= Data for the task =
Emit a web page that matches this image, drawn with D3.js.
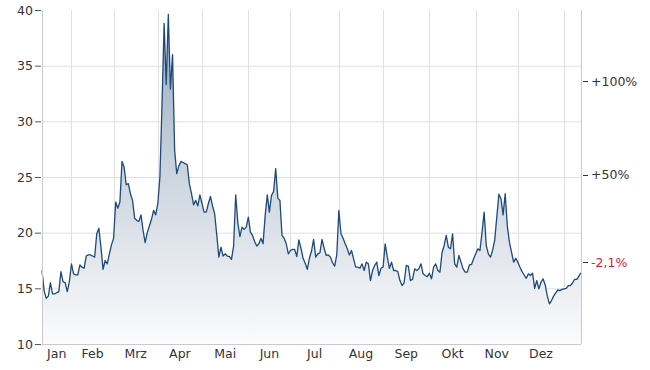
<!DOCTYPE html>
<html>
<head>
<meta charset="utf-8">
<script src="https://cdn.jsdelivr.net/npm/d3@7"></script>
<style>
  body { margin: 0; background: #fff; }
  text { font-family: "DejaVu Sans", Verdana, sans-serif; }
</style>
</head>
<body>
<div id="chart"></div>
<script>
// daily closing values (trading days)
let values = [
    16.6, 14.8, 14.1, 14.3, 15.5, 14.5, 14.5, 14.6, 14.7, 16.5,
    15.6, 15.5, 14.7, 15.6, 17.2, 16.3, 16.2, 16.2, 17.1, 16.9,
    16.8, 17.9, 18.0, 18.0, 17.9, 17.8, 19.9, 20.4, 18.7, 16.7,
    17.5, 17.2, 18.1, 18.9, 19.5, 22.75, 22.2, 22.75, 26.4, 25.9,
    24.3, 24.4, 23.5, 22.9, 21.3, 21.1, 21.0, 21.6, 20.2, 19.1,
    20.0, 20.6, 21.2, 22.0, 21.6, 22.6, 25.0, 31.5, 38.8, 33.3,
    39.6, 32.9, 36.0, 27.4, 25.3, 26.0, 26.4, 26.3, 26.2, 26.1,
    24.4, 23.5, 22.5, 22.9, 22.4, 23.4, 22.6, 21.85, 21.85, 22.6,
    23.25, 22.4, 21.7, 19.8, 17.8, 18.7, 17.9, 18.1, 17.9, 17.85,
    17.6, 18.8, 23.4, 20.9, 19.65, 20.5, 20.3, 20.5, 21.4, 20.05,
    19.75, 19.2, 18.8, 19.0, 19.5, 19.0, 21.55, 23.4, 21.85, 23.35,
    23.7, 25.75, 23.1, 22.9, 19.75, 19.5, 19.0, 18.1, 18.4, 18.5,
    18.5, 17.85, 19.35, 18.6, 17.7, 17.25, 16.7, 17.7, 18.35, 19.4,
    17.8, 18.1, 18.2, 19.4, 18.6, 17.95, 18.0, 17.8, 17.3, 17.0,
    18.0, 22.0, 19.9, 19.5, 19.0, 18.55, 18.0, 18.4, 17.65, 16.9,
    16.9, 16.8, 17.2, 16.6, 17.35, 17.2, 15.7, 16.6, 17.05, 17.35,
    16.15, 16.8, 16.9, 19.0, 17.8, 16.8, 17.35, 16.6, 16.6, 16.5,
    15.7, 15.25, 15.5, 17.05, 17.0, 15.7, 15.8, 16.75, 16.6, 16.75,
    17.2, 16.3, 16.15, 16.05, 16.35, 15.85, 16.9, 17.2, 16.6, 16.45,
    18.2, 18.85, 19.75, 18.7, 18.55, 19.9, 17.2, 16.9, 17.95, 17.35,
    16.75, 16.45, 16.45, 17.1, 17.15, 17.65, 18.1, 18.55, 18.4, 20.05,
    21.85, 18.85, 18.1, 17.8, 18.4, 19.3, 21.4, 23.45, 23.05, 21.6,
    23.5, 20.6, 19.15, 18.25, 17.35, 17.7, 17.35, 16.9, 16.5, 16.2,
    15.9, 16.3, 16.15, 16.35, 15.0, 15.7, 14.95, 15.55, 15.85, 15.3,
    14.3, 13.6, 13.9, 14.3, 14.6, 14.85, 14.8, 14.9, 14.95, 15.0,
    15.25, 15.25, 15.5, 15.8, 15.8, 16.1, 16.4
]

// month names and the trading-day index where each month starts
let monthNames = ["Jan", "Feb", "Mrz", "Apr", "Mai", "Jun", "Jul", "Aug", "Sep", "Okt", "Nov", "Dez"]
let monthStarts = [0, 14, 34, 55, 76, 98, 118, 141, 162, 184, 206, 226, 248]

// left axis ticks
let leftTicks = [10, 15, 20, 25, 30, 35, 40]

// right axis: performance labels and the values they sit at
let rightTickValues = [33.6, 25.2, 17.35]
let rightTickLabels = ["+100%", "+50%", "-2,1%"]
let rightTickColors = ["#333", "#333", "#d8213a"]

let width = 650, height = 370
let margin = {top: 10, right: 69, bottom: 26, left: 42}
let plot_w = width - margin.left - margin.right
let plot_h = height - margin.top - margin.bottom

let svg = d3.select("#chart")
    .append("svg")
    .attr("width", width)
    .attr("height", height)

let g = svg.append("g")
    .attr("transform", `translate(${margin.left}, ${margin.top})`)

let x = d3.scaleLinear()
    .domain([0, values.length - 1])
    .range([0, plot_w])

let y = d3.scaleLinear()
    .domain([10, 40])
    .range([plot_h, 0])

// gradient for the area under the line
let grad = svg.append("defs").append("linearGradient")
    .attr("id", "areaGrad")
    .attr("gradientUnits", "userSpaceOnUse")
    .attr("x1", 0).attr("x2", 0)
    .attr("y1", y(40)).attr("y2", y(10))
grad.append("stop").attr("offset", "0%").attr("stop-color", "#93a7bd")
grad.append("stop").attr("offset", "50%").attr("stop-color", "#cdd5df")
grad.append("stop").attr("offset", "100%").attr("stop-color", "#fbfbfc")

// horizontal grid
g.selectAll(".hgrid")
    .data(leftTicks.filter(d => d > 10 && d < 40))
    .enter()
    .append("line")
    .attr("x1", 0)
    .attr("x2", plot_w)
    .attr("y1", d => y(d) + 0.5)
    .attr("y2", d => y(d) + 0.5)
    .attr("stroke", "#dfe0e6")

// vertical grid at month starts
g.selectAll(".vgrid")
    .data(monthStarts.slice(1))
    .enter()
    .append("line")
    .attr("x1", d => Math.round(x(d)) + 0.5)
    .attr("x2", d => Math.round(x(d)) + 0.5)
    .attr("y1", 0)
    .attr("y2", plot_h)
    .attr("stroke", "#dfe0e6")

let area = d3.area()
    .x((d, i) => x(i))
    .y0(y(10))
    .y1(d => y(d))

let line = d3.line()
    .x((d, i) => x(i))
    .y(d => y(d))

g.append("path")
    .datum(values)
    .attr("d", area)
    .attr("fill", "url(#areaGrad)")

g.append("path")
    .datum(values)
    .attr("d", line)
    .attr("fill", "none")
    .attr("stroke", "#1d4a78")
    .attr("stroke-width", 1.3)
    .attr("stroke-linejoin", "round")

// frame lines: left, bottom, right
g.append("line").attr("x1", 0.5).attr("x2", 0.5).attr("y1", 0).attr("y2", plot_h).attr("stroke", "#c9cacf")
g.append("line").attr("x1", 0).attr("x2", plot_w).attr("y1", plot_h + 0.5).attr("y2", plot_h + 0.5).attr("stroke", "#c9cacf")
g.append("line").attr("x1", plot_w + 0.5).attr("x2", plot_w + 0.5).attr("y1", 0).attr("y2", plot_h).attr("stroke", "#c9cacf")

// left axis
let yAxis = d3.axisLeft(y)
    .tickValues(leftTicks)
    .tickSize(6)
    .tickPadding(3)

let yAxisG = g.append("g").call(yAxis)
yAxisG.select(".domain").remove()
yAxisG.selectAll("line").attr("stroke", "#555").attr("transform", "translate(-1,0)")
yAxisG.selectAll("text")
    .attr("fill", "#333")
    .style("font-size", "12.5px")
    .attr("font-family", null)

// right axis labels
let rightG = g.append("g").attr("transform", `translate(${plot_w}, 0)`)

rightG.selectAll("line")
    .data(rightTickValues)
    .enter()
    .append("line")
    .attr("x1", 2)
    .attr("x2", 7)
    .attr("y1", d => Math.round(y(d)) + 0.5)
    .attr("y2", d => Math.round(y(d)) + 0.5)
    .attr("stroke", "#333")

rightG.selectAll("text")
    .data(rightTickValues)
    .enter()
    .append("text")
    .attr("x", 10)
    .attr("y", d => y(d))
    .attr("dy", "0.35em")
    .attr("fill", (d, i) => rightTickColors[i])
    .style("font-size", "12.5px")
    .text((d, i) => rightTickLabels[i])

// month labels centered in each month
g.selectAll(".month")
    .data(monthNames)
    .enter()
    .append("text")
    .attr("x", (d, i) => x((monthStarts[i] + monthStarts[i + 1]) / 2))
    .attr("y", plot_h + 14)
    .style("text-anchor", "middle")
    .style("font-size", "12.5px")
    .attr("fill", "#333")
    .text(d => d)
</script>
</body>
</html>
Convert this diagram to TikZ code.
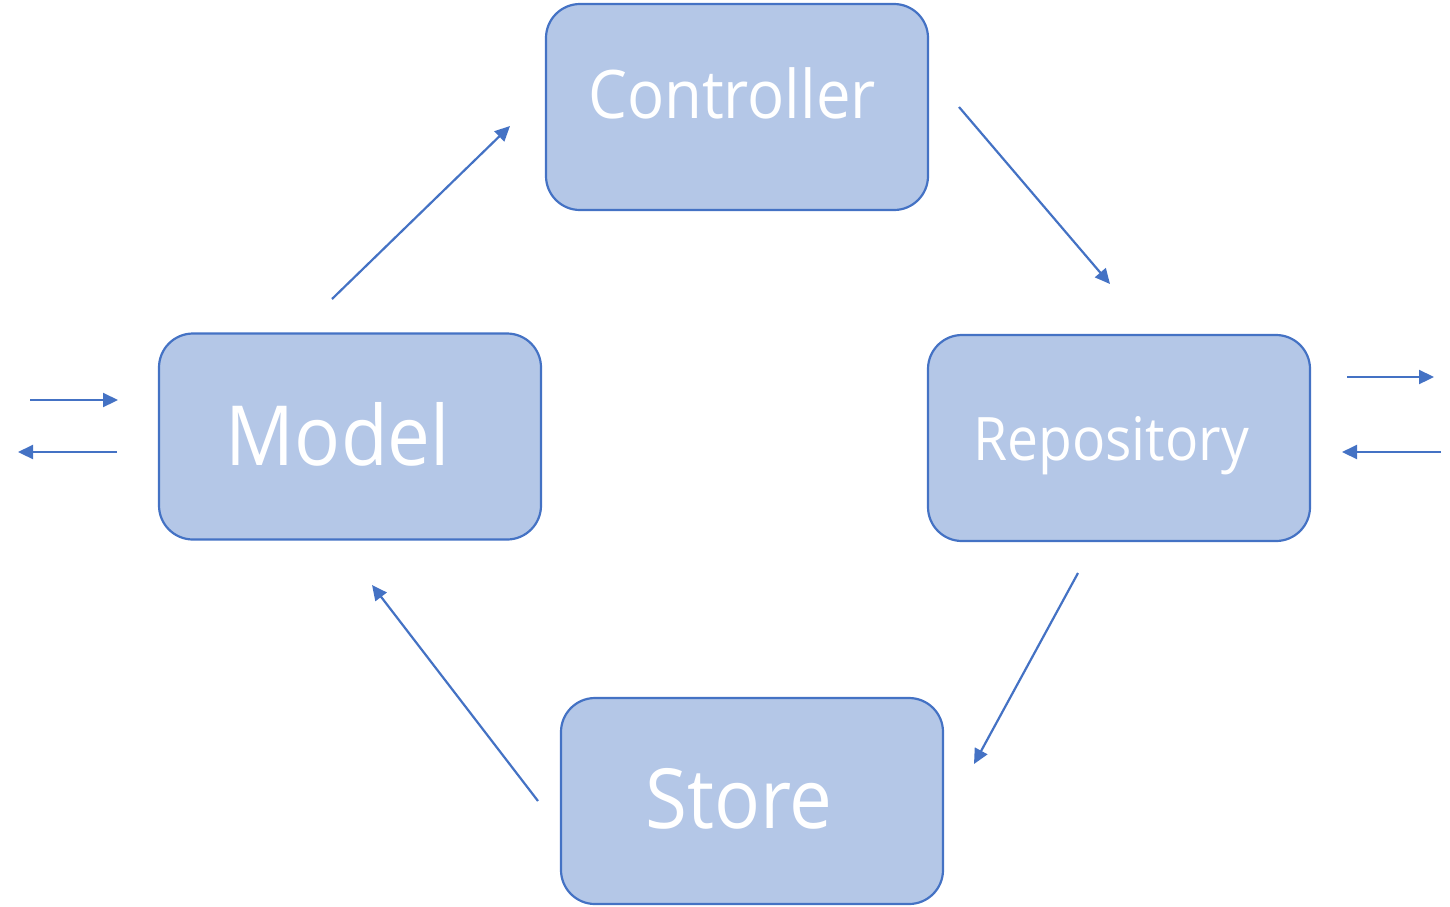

= Exercise =
Of the lines in the data, how many contain the word "this"? Provide the number and nothing further.

= Answer =
2